* Start INFORMATION SUPPLIED *

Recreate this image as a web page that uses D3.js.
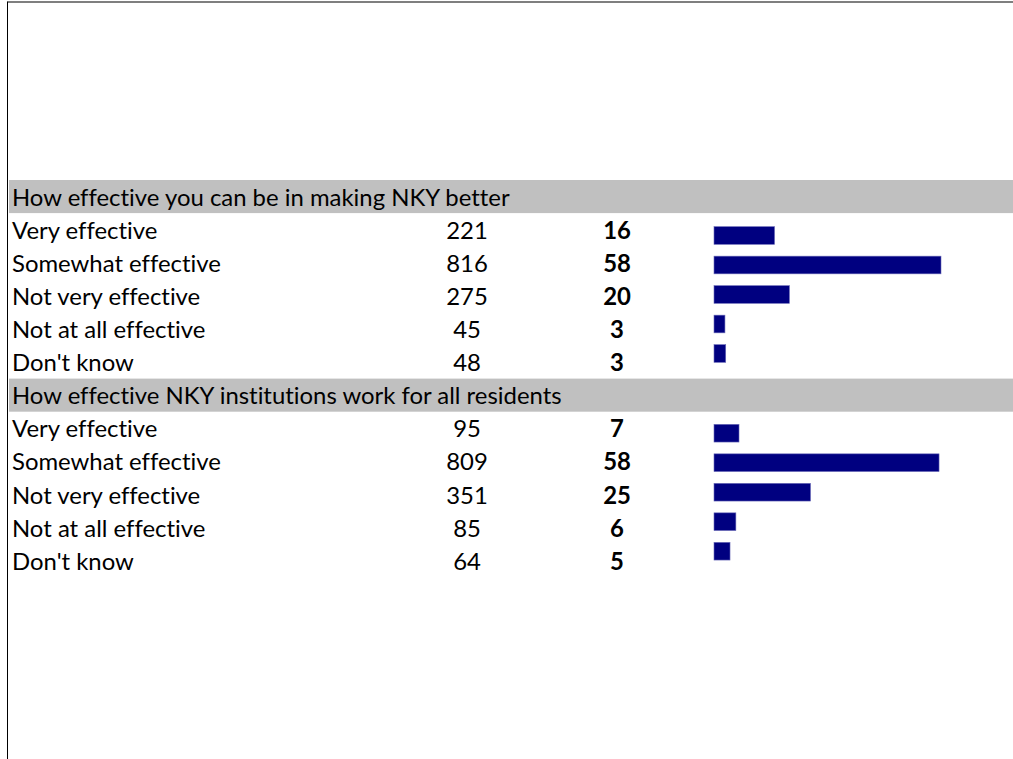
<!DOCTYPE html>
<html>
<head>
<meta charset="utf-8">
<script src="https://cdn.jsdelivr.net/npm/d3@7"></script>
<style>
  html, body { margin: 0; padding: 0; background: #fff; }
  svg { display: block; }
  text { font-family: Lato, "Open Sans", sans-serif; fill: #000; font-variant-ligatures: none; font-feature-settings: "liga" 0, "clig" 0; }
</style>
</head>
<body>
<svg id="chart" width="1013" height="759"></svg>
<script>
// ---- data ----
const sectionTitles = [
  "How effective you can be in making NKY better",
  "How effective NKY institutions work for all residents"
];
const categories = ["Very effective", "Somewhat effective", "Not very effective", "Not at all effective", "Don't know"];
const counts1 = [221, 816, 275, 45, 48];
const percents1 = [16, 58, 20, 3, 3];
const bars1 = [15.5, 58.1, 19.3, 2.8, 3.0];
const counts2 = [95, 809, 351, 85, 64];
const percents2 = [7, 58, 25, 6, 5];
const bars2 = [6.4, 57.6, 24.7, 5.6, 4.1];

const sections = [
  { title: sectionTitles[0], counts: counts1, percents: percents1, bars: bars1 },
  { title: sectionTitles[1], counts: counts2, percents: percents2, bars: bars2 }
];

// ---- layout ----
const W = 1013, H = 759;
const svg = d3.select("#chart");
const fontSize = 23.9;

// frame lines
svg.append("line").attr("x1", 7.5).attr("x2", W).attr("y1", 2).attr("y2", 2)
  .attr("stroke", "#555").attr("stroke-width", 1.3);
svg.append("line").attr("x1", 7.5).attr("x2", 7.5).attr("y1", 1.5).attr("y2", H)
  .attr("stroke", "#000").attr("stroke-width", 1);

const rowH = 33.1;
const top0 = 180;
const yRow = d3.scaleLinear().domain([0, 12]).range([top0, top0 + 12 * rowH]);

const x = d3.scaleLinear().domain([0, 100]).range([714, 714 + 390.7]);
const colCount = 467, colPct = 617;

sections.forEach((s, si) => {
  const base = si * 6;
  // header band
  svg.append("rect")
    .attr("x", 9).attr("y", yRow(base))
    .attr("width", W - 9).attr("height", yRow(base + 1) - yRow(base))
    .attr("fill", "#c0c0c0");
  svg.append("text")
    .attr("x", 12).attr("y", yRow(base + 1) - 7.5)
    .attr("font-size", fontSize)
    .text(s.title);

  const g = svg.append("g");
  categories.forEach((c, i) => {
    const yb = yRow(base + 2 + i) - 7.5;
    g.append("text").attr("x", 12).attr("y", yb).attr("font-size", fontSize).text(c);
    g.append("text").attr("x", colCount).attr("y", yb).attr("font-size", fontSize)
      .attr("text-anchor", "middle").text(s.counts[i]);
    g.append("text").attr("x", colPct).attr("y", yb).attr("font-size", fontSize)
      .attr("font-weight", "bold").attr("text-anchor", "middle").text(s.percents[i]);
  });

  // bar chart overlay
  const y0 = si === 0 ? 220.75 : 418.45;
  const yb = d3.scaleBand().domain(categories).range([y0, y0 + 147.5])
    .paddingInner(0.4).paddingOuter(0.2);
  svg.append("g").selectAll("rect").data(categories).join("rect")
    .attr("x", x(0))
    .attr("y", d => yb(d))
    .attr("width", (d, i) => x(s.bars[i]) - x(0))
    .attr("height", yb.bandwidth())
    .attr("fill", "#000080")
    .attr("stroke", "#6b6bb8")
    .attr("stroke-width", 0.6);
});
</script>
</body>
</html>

* End INFORMATION SUPPLIED *

- TASK DETAILS -
The pictures should not be reproduced; quote all of the other material exactly.

- ANSWER TO THIS PROBLEM -
Recreate this image as a web page that uses D3.js.
<!DOCTYPE html>
<html>
<head>
<meta charset="utf-8">
<script src="https://cdn.jsdelivr.net/npm/d3@7"></script>
<style>
  html, body { margin: 0; padding: 0; background: #fff; }
  svg { display: block; }
  text { font-family: Lato, "Open Sans", sans-serif; fill: #000; font-variant-ligatures: none; font-feature-settings: "liga" 0, "clig" 0; }
</style>
</head>
<body>
<svg id="chart" width="1013" height="759"></svg>
<script>
// ---- data ----
const sectionTitles = [
  "How effective you can be in making NKY better",
  "How effective NKY institutions work for all residents"
];
const categories = ["Very effective", "Somewhat effective", "Not very effective", "Not at all effective", "Don't know"];
const counts1 = [221, 816, 275, 45, 48];
const percents1 = [16, 58, 20, 3, 3];
const bars1 = [15.5, 58.1, 19.3, 2.8, 3.0];
const counts2 = [95, 809, 351, 85, 64];
const percents2 = [7, 58, 25, 6, 5];
const bars2 = [6.4, 57.6, 24.7, 5.6, 4.1];

const sections = [
  { title: sectionTitles[0], counts: counts1, percents: percents1, bars: bars1 },
  { title: sectionTitles[1], counts: counts2, percents: percents2, bars: bars2 }
];

// ---- layout ----
const W = 1013, H = 759;
const svg = d3.select("#chart");
const fontSize = 23.9;

// frame lines
svg.append("line").attr("x1", 7.5).attr("x2", W).attr("y1", 2).attr("y2", 2)
  .attr("stroke", "#555").attr("stroke-width", 1.3);
svg.append("line").attr("x1", 7.5).attr("x2", 7.5).attr("y1", 1.5).attr("y2", H)
  .attr("stroke", "#000").attr("stroke-width", 1);

const rowH = 33.1;
const top0 = 180;
const yRow = d3.scaleLinear().domain([0, 12]).range([top0, top0 + 12 * rowH]);

const x = d3.scaleLinear().domain([0, 100]).range([714, 714 + 390.7]);
const colCount = 467, colPct = 617;

sections.forEach((s, si) => {
  const base = si * 6;
  // header band
  svg.append("rect")
    .attr("x", 9).attr("y", yRow(base))
    .attr("width", W - 9).attr("height", yRow(base + 1) - yRow(base))
    .attr("fill", "#c0c0c0");
  svg.append("text")
    .attr("x", 12).attr("y", yRow(base + 1) - 7.5)
    .attr("font-size", fontSize)
    .text(s.title);

  const g = svg.append("g");
  categories.forEach((c, i) => {
    const yb = yRow(base + 2 + i) - 7.5;
    g.append("text").attr("x", 12).attr("y", yb).attr("font-size", fontSize).text(c);
    g.append("text").attr("x", colCount).attr("y", yb).attr("font-size", fontSize)
      .attr("text-anchor", "middle").text(s.counts[i]);
    g.append("text").attr("x", colPct).attr("y", yb).attr("font-size", fontSize)
      .attr("font-weight", "bold").attr("text-anchor", "middle").text(s.percents[i]);
  });

  // bar chart overlay
  const y0 = si === 0 ? 220.75 : 418.45;
  const yb = d3.scaleBand().domain(categories).range([y0, y0 + 147.5])
    .paddingInner(0.4).paddingOuter(0.2);
  svg.append("g").selectAll("rect").data(categories).join("rect")
    .attr("x", x(0))
    .attr("y", d => yb(d))
    .attr("width", (d, i) => x(s.bars[i]) - x(0))
    .attr("height", yb.bandwidth())
    .attr("fill", "#000080")
    .attr("stroke", "#6b6bb8")
    .attr("stroke-width", 0.6);
});
</script>
</body>
</html>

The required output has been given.